Ex-Bay Networks CEO: Nortel's enterprise group could do well on its own

Former Bay chief Dave House says group should focus on banks, financial companies

Former Bay Networks CEO Dave House says he likes the idea of Nortel's enterprise data division -- built around Bay technology -- breaking free and picking up its old name.

"It had a good name," he says of the company that he sold to Nortel in 1998 for $US9.1 billion. "It has some latent value."

The idea that Bay Networks might be given new life popped out this week from John McHugh, Nortel's vice president and general manager of Enterprise Data Solutions, who noted that Nortel still owns the Bay name, which is fondly remembered and respected.

House notes that given the bankruptcy it is going through, Nortel isn't the best name to carry around right now. The alternative would be to come up with a new name, but the simplicity of Bay is appealing. "It's not a strange combination of letters and it's easier to remember than Avaya," House says.

In its day Bay Networks had good technology and blue-chip customers, and those are assets House would bring into play again. The technology would have to stand on its own merits, and the business would have to convince potential customers that it is viable as a company, he says.

It would also take sharp messaging that clearly and simply defines what the company has to offer, House says, and he would direct it at the high-end enterprises such as banks and large corporations. "If I were the CEO that's where I would be aiming," he says.

While the landscape has changed since House left Nortel in 1999, he thinks it would be possible for an independent vendor based on Nortel's enterprise data group to do well. "Historically Bay had a technology advantage over Cisco, which had a sales advantage," he says.

Bay might have done well had it remained independent in 1998, but that was not possible, House says. Then, carriers were rapidly adopting IP and Ethernet technology. That required the traditional carrier-equipment vendors to team up with enterprise vendors in order to supply IP and Ethernet. But in 1998, Cisco declared that these traditional carrier suppliers such as Nortel and Lucent were its competitors.

House leapt on the concept to woo vendors of carrier gear to buy from Bay and push it through carrier channels. His message: "We're your friend. How can we help you fight Cisco?"

The downside was that these potential partners worried that if one of their competitors bought Bay, they would be left in the lurch. That meant one of them had to buy Bay to get its technology, and that one was Nortel. House says the price was too good to turn down.

From a buyer's point of view, Bay was the most attractive enterprise data vendor to buy. At the time Bay's market valuation was just a tenth of Cisco's, yet Bay was No. 2 in supplying IP routers and a leader in LAN hubs and switches for corporate networks.

When the carrier bubble burst in 2000, the carrier market for IP and Ethernet cooled, and the hot market again became corporations. Bay might have done well independently then, he says. And if Nortel had shifted its focus to enterprise gear then it might have done better as well.

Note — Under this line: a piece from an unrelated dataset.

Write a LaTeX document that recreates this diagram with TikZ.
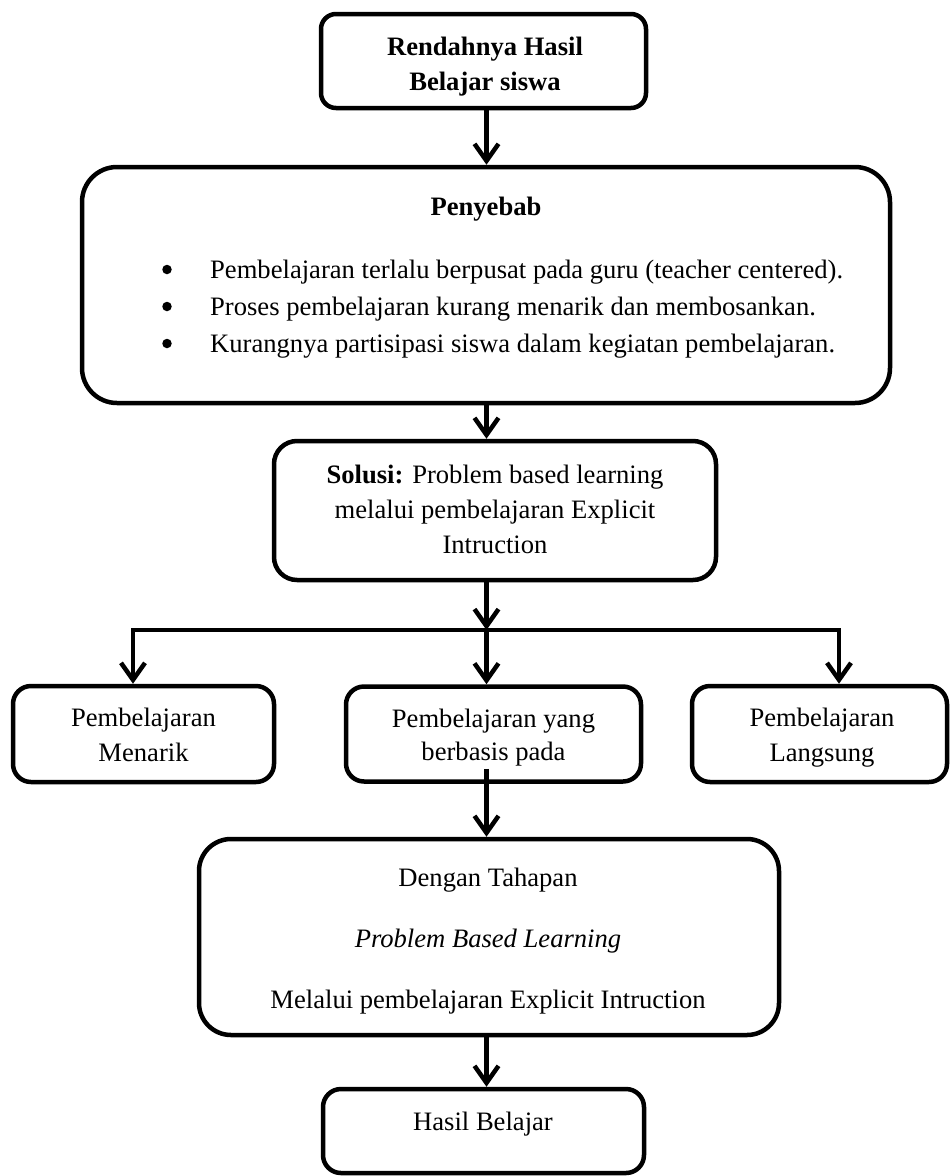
\documentclass[tikz,border=0pt]{standalone}
\usepackage{fontspec}
\setmainfont{Liberation Serif}
\usetikzlibrary{arrows.meta,calc}
\begin{document}
\begin{tikzpicture}[x=1pt,y=-1pt,
  box/.style={draw, line width=4.5pt, fill=white, inner sep=0pt},
  txt/.style={font=\fontsize{26.6}{33}\selectfont, inner sep=0pt, anchor=base},
  bul/.style={circle, fill=black, inner sep=0pt, minimum size=9.5pt},
  lft/.style={font=\fontsize{26.6}{33}\selectfont, inner sep=0pt, anchor=base west},
  arr/.style={line width=4.5pt, line join=miter, -{Straight Barb[length=17pt,width=24pt,line join=miter]}},
]
\useasboundingbox (0,0) rectangle (950,1176);

% boxes
\node[box, rounded corners=15pt, minimum width=325pt, minimum height=94pt] (b1) at (483.5,61) {};
\node[box, rounded corners=35pt, minimum width=808pt, minimum height=236pt] (b2) at (486,285) {};
\node[box, rounded corners=23pt, minimum width=442pt, minimum height=139pt] (b3) at (495,510.5) {};
\node[box, rounded corners=18pt, minimum width=261pt, minimum height=96pt] (bl) at (143.5,734) {};
\node[box, rounded corners=18pt, minimum width=295pt, minimum height=95pt] (bm) at (493.5,734) {};
\node[box, rounded corners=18pt, minimum width=255pt, minimum height=96pt] (br) at (819.5,734) {};
\node[box, rounded corners=32pt, minimum width=580pt, minimum height=196pt] (b5) at (489,937) {};
\node[box, rounded corners=18pt, minimum width=321pt, minimum height=84pt] (b6) at (483.5,1131) {};

% texts
\node[txt] (t1a) at (485,55) {\bfseries Rendahnya Hasil};
\node[txt] (t1b) at (485,90) {\bfseries Belajar siswa};

\node[txt] (t2) at (486,215) {\bfseries Penyebab};
\node[bul] (u1) at (167,269.5) {};
\node[bul] (u2) at (167,306.5) {};
\node[bul] (u3) at (167,343.5) {};
\node[lft] (p1) at (210,278) {Pembelajaran terlalu berpusat pada guru (teacher centered).};
\node[lft] (p2) at (210,315) {Proses pembelajaran kurang menarik dan membosankan.};
\node[lft] (p3) at (210,352) {Kurangnya partisipasi siswa dalam kegiatan pembelajaran.};

\node[txt] (t3a) at (495,483) {{\bfseries Solusi:} Problem based learning};
\node[txt] (t3b) at (495,518) {melalui pembelajaran Explicit};
\node[txt] (t3c) at (495,553) {Intruction};

\node[txt] (tla) at (143.5,726) {Pembelajaran};
\node[txt] (tlb) at (143.5,761) {Menarik};
\node[txt] (tma) at (493.5,727) {Pembelajaran yang};
\node[txt] (tmb) at (493.5,760) {berbasis pada};
\node[txt] (tra) at (822,726) {Pembelajaran};
\node[txt] (trb) at (822,761) {Langsung};

\node[txt] (t5a) at (488,886) {Dengan Tahapan};
\node[txt] (t5b) at (488,947) {\itshape Problem Based Learning};
\node[txt] (t5c) at (488,1008) {Melalui pembelajaran Explicit Intruction};

\node[txt] (t6) at (483,1130) {Hasil Belajar};

% connectors
\coordinate (sp) at (486.5,0);
\coordinate (jM) at (486.5,630);
\coordinate (jL) at (133,630);
\coordinate (jR) at (839,630);

\draw[arr] (b1.south -| sp) -- (b2.north -| sp);
\draw[arr] (b2.south -| sp) -- (b3.north -| sp);
\draw[arr] (b3.south -| sp) -- (jM);
\draw[arr] (jM) -| (bl.north -| jL);
\draw[arr] (jM) -| (br.north -| jR);
\draw[arr] (jM) -- (bm.north -| sp);
\draw[arr] ($(bm.south -| sp)+(0,-15)$) -- (b5.north -| sp);
\draw[arr] (b5.south -| sp) -- (b6.north -| sp);
\end{tikzpicture}
\end{document}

Today's Nortel enterprise data group might do very well outside the Nortel culture, which compared to the fast-moving world of enterprise gear was slow to move, House says. When he was there between 1998 and 1999, he noted a big difference between the business culture he had created at Bay and the one he worked in at Intel.

Decisions at Nortel were made meticulously and carefully and written out and voted on unanimously to avoid shortcomings that regulators could jump on. Internal debate wasn't free-flowing, he says.

At Intel, the culture nurtured straight talk, public debate, making a decision and getting everyone on board to back it. Nortel's culture was different, perhaps because it had a 100-year history of dealing with regulated phone companies as customers.During his tenure as president of Nortel, House says the sales forces of Bay and Nortel were merged but the Bay gear never got the support it should have with the worldwide sales team.

House signed on for one year at Nortel and worked out of the office of then Nortel CEO John Roth. "Everyone reported to the two of us," he says, and the marching orders were to make Nortel more like Bay in the way it was run. But when it came to implement such a strategy, doing so from the No. 2 position was difficult. "You'd tell someone to do something and you could see them looking behind you to see what John thought."

Nortel had a culture of lifers, people hired out of college who expected to spend their careers there. That made employees compete against each other for promotion rather than against competitors, he says.

He also had to confer with Roth to hire, fire, promote and change salaries, all of which were cumbersome and undermined his authority.

"I don't have a lot of information on what happened after I left," says House, who is now chairman of Brocade. "That was in 1999 and I haven't been in touch with those people on a professional level since then.

"What would have happened if we'd gotten Intel culture into that marketplace? I would contend we would have done better," he says.